Sul rapporto tra PD e sindacato

Una delle maggiori novità portate da Matteo Renzi all’interno del PD è senza dubbio il nuovo rapporto tra la sinistra ed il suo sindacato storico di riferimento: la CGIL. Nelle sue uscite pubbliche, il sindaco di Firenze ha sottolineato più volte che i partiti politici ed i sindacati hanno ruoli e obiettivi diversi, ed ha fatto intendere che così come il PD si rinnoverà decisamente, sarà compito del sindacato fare la stessa cosa. Non ha parlato di attuazione dell’art. 39 della Costituzione, ma quasi, perché un’eventuale legge in materia di rappresentanza sindacale non potrebbe prescindere dal dettato costituzionale.

E’ in questo contesto che matura l’incontro con il segretario della FIOM Maurizio Landini, sempre molto critico nei confronti dell’ormai Segretario, ma anche molto curioso, per il nuovo corso che l’idea di leadership sta prendendo a sinistra.

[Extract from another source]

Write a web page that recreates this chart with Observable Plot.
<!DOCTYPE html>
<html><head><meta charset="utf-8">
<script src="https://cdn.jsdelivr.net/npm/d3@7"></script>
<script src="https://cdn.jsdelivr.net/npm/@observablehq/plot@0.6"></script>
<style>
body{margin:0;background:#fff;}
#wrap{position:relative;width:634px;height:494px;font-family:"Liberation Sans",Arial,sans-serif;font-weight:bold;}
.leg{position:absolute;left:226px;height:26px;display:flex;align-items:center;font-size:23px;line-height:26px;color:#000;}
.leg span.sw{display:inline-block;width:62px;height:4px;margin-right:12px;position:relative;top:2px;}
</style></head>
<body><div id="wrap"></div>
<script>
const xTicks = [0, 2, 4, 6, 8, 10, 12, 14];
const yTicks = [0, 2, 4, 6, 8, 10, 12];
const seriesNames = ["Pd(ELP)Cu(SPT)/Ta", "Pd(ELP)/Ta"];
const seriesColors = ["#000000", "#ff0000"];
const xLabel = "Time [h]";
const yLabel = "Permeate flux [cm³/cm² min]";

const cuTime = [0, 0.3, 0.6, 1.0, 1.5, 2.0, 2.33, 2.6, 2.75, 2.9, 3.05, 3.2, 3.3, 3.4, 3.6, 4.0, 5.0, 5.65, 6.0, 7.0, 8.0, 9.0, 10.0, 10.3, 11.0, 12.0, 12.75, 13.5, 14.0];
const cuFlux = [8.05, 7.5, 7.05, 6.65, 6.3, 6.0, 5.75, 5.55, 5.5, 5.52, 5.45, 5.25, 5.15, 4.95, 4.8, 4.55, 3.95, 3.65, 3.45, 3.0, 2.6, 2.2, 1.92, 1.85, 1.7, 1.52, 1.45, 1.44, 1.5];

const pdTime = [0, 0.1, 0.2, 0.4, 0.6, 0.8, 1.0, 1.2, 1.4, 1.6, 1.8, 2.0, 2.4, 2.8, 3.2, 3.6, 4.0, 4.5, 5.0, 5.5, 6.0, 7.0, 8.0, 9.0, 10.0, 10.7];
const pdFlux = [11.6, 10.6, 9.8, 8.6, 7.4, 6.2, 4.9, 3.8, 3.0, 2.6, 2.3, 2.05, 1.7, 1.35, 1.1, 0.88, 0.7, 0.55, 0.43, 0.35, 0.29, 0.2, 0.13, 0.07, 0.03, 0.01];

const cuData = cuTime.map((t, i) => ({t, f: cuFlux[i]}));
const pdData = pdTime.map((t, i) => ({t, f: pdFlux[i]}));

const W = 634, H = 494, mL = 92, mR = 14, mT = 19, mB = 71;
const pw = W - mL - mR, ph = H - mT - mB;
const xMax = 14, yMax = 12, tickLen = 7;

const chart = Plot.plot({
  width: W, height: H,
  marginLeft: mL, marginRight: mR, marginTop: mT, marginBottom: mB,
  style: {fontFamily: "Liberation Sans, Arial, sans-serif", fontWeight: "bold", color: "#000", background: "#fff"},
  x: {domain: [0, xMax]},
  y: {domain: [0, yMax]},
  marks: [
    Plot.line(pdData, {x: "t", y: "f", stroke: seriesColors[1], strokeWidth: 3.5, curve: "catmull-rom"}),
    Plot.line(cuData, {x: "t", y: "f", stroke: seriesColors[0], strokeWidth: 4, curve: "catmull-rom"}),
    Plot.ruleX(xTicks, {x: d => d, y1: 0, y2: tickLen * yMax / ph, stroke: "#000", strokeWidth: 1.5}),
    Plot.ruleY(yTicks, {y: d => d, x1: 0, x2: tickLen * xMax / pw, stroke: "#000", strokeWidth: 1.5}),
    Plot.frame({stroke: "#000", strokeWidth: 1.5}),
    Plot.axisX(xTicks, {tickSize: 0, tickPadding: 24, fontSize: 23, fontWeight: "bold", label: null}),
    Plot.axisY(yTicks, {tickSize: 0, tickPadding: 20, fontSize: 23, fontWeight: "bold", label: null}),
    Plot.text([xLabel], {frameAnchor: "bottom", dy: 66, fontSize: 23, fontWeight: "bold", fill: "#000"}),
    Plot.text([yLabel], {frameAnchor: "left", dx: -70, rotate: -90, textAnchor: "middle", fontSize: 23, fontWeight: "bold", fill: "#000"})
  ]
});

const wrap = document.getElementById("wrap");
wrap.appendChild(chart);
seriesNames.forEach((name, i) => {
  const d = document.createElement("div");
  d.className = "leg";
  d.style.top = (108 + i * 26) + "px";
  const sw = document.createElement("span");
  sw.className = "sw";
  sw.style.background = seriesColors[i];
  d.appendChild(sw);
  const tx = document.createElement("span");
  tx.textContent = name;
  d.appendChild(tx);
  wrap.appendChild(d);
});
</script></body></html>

Ed in effetti avvisaglie di un avvicinamento tra i due c’erano anche prima delle primarie, anche grazie ai contrasti tra Landini e la Camusso, spesso protagonista di attacchi frontali nei confronti del Sindaco, su tutti quell’intervista ad “in mezz’ora” proprio durante lo svolgimento delle primarie che videro prevalere Pierluigi Bersani. Invasioni di campo ampiamente previste nei confronti di chi ha posto al centro del proprio programma politico anche la rottamazione del collateralismo PCI-PDS-DS-PD/CGIL.

Il dato di fatto è che negli ultimi vent’anni,, non solo la disoccupazione è cresciuta a dismisura (certo in massima parte a causa della congiuntura economica), ma i modelli contrattuali della nostra legislazione sono entrati in crisi, perché espressione di un modello di mercato del lavoro molto rigido e tendenzialmente protezionista. Stando così le cose il sindacato ha rivolto tutte le sue forze a tutelare i già tutelati, disinteressandosi di chi invece iniziava a far fatica ad entrare nel mercato del lavoro, o magari riusciva ad entrarvi ma senza ottenere uno straccio di tutela o diritto. Per non parlare di rappresentanza (sia politica che sindacale).

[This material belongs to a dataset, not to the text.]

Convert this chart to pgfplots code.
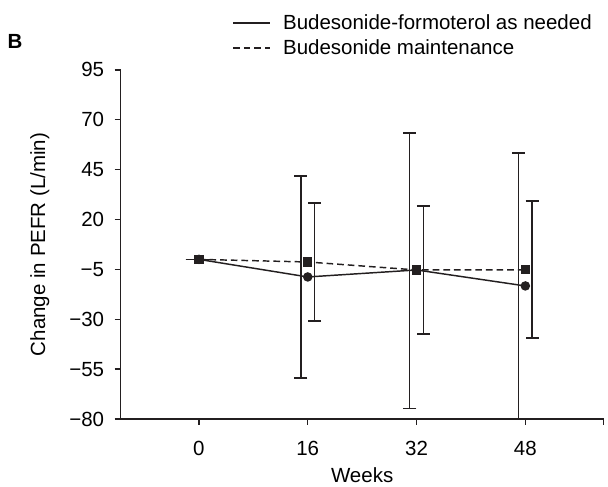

E infatti andando a guardare i numeri forniti dagli stessi sindacati si evince chiaramente che tipo di lavoratori è spinto a tesserarsi. La CGIL conta di 5.712.000 di tesserati, la CISL 4.442.000 mentre la UIL ne ha 2.196.000. In un paese che conta 60 milioni di abitanti, averne più di un sesto iscritto ad un sindacato non è poco. Però il dato che salta subito agli occhi è quello riguardante la percentuale di pensionati rispetto al totale, nella CGIL la percentuale è del 52%, nella UIL il 30% e nella CISL il 46%. E’ fisiologico dunque, che i sindacati cerchino di difendere rendite di posizione, scaricando i costi della contrattazione collettiva sui precari e su chi non è sindacalizzato.

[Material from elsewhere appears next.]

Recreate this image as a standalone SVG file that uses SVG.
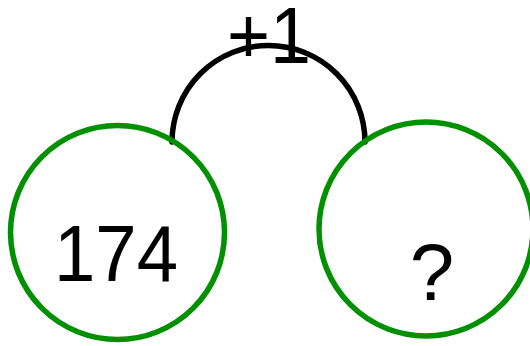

E’ fisiologico ma non più sostenibile, ed è proprio questa la battaglia che sta conducendo Maurizio Landini. Se il sindacato non cambia verso, sarà condannato all’irrilevanza, oltre ad essere visto come una forza conservativa e poco attenta alle fasce deboli della nostra società. Cose che per la verità stanno già accadendo. Ora che al Nazareno c’è Renzi, e non un segretario “amico” (ed anzi spesso in sudditanza psicologica), la CGIL avrà più difficoltà a trovare sponde per la sua politica improntata al tener tutto così com’è. E forse ci si accorgerà che c’è spazio per una nuova classe dirigente e per una nuova forma di rappresentanza anche all’interno del sindacato.

Altrimenti semplicemente i lavoratori andranno a rivolgersi altrove.